"Scratch, scratch, scratch… Scratch, scratch, scratch."
You roll over to the sound of your dog scratching repeatedly at the foot of your bed, and giving himself a good, hard shake while he's at it. What's driving him nuts and keeping you both awake? Could he have fleas?
Pets scratch for a variety of reasons, says WebMD guest veterinarian Will Draper, DVM, in the online discussion, Caring for Your Pet. Fleas are certainly one of those reasons. That's why you should use a flea preventive for your pets, either topically applied or given orally.
But fleas aren't the only reason pets will scratch up a storm. Another possibility, Draper says, is a different kind of pest: a tick. The skin irritation from ticks resembles that of fleas. Pets can injure themselves with their desperate scratches for relief. This kind of distressing itch needs a vet's treatment.

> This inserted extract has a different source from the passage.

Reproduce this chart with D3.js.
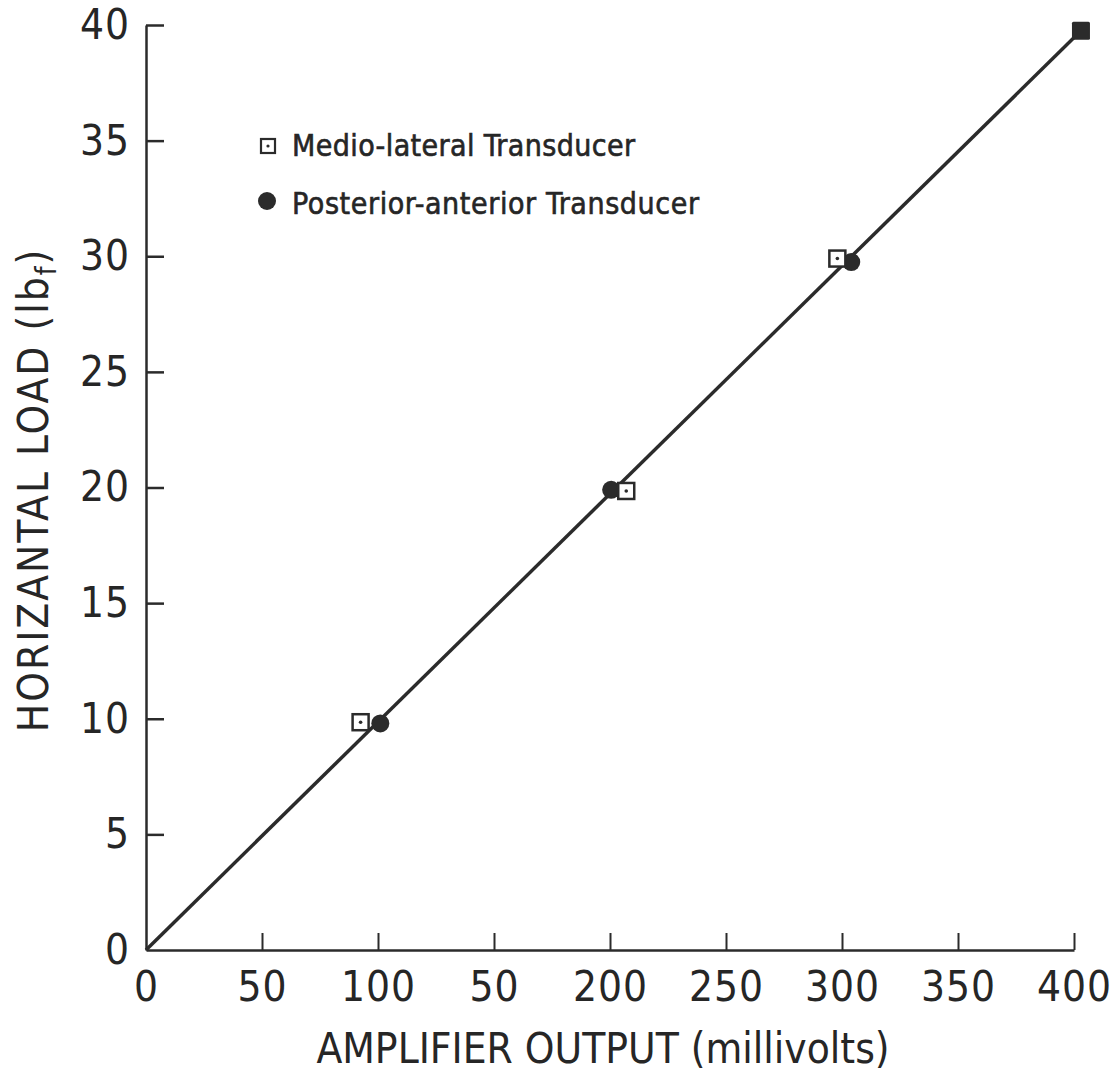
<!DOCTYPE html>
<html>
<head>
<meta charset="utf-8">
<script src="https://cdn.jsdelivr.net/npm/d3@7"></script>
<style>
  body { margin: 0; background: #fff; }
  text { font-family: "Liberation Sans Narrow", "DejaVu Sans Condensed", sans-serif; fill: #262626; }
</style>
</head>
<body>
<svg id="canvas" width="1115" height="1072"></svg>
<script>
// x tick values and labels as printed (the "50" after 100 is in the original)
var xTicks = [0, 50, 100, 150, 200, 250, 300, 350, 400]
var xTickLabels = ['0', '50', '100', '50', '200', '250', '300', '350', '400']
var yTicks = [0, 5, 10, 15, 20, 25, 30, 35, 40]

// medio-lateral transducer (open squares)
var mlX = [92.5, 207, 298]
var mlY = [9.85, 19.85, 29.9]
// posterior-anterior transducer (filled circles)
var paX = [101, 200.5, 304]
var paY = [9.8, 19.9, 29.75]
// both transducers at the same point (drawn as a filled square)
var bothX = [403]
var bothY = [39.75]
// calibration line
var fitX = [0, 403]
var fitY = [0, 39.75]

var ink = '#2b2b2b'

window.onload = function(){
    drawChart()
}

function drawChart(){
    var svg = d3.select('#canvas')

    var x = d3.scaleLinear().domain([0, 400]).range([146, 1074])
    var y = d3.scaleLinear().domain([0, 40]).range([950, 25])

    // x axis, ticks pointing up into the plot
    var xAxis = svg.append('g')
        .attr('transform', 'translate(0,' + y(0) + ')')
        .call(d3.axisBottom(x)
            .tickValues(xTicks)
            .tickFormat((d, i) => xTickLabels[i])
            .tickSizeInner(-17)
            .tickSizeOuter(0)
            .tickPadding(21))
    xAxis.select('.domain').attr('stroke', ink).attr('stroke-width', 2.5)
    xAxis.selectAll('.tick line').attr('stroke', ink).attr('stroke-width', 2)
    xAxis.selectAll('.tick text')
        .attr('fill', ink)
        .style('font-size', '42px')
        .style('letter-spacing', '1px')
        .attr('dy', '0.71em')
    xAxis.selectAll('.tick').filter(d => d == 0).select('line').remove()

    // y axis, ticks pointing right into the plot
    var yAxis = svg.append('g')
        .attr('transform', 'translate(' + x(0) + ',0)')
        .call(d3.axisLeft(y)
            .tickValues(yTicks)
            .tickSizeInner(-18)
            .tickSizeOuter(0)
            .tickPadding(16))
    yAxis.select('.domain').attr('stroke', ink).attr('stroke-width', 2.5)
    yAxis.selectAll('.tick line').attr('stroke', ink).attr('stroke-width', 2.5)
    yAxis.selectAll('.tick text')
        .attr('fill', ink)
        .style('font-size', '42px')
        .style('letter-spacing', '1px')
    yAxis.selectAll('.tick').filter(d => d == 0).select('line').remove()

    // calibration line
    var line = d3.line().x(d => x(d[0])).y(d => y(d[1]))
    svg.append('path')
        .datum(d3.zip(fitX, fitY))
        .attr('d', line)
        .attr('fill', 'none')
        .attr('stroke', ink)
        .attr('stroke-width', 3.5)

    // posterior-anterior points
    svg.selectAll('circle.pa')
        .data(d3.zip(paX, paY))
        .join('circle')
        .attr('class', 'pa')
        .attr('cx', d => x(d[0]))
        .attr('cy', d => y(d[1]))
        .attr('r', 9)
        .attr('fill', ink)

    // medio-lateral points
    var sq = 16
    var ml = svg.selectAll('g.ml')
        .data(d3.zip(mlX, mlY))
        .join('g')
        .attr('class', 'ml')
        .attr('transform', d => 'translate(' + x(d[0]) + ',' + y(d[1]) + ')')
    ml.append('rect')
        .attr('x', -sq / 2).attr('y', -sq / 2)
        .attr('width', sq).attr('height', sq)
        .attr('fill', '#fff')
        .attr('stroke', ink)
        .attr('stroke-width', 2.5)
    ml.append('circle').attr('r', 1.8).attr('fill', ink)

    // coincident point
    svg.selectAll('rect.both')
        .data(d3.zip(bothX, bothY))
        .join('rect')
        .attr('class', 'both')
        .attr('x', d => x(d[0]) - 9)
        .attr('y', d => y(d[1]) - 9)
        .attr('width', 18).attr('height', 18)
        .attr('rx', 1.5)
        .attr('fill', ink)

    // legend
    var legend = svg.append('g').attr('transform', 'translate(268,0)')
    legend.append('rect')
        .attr('x', -7).attr('y', 139)
        .attr('width', 14).attr('height', 14)
        .attr('fill', '#fff').attr('stroke', ink).attr('stroke-width', 2.2)
    legend.append('circle').attr('cx', 0).attr('cy', 146).attr('r', 1.6).attr('fill', ink)
    legend.append('text')
        .attr('x', 24).attr('y', 156)
        .style('font-size', '30px')
        .style('letter-spacing', '0.4px')
        .style('stroke', '#262626').style('stroke-width', 0.6)
        .text('Medio-lateral Transducer')
    legend.append('circle').attr('cx', -1).attr('cy', 201).attr('r', 9).attr('fill', ink)
    legend.append('text')
        .attr('x', 24).attr('y', 214)
        .style('font-size', '30px')
        .style('letter-spacing', '0.6px')
        .style('stroke', '#262626').style('stroke-width', 0.6)
        .text('Posterior-anterior Transducer')

    // axis titles
    svg.append('text')
        .attr('x', 603).attr('y', 1063)
        .attr('text-anchor', 'middle')
        .style('font-size', '42px')
        .text('AMPLIFIER OUTPUT (millivolts)')

    var yTitle = svg.append('text')
        .attr('transform', 'translate(48,490) rotate(-90)')
        .attr('text-anchor', 'middle')
        .style('font-size', '42px')
        .style('letter-spacing', '2px')
    yTitle.append('tspan').text('HORIZANTAL LOAD (lb')
    yTitle.append('tspan').attr('dy', 8).style('font-size', '28px').text('f')
    yTitle.append('tspan').attr('dy', -8).text(')')
}
</script>
</body>
</html>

Just like humans, dogs and cats can also be allergic to substances they inhale, like pollen, dust, and molds. These allergens can cause noticeable skin reactions. If it turns out that your pet has an allergy, you can help ease her symptoms by doing the same things you would do for yourself. Use air filters in the home, keep windows closed, vacuum frequently. And whenever possible, avoid exposing your pet to substances she is allergic to.
Can pets have food allergies? Draper says they can. Not only can your pet's food allergies lead to gastrointestinal issues, they can also cause skin irritation that leads to itching and scratching.
Pets also scratch if an irritant -- such as a chemical or a medicated cream -- has gotten on their coats or skin.
And of course, sometimes your dog or cat will just scratch for no physical reason, Draper says. But if the scratching is persistent and making both of you uncomfortable, it's time for a visit to the vet.
Has your pet ever developed a frustrating scratching habit? What was the cause? How did you remedy it?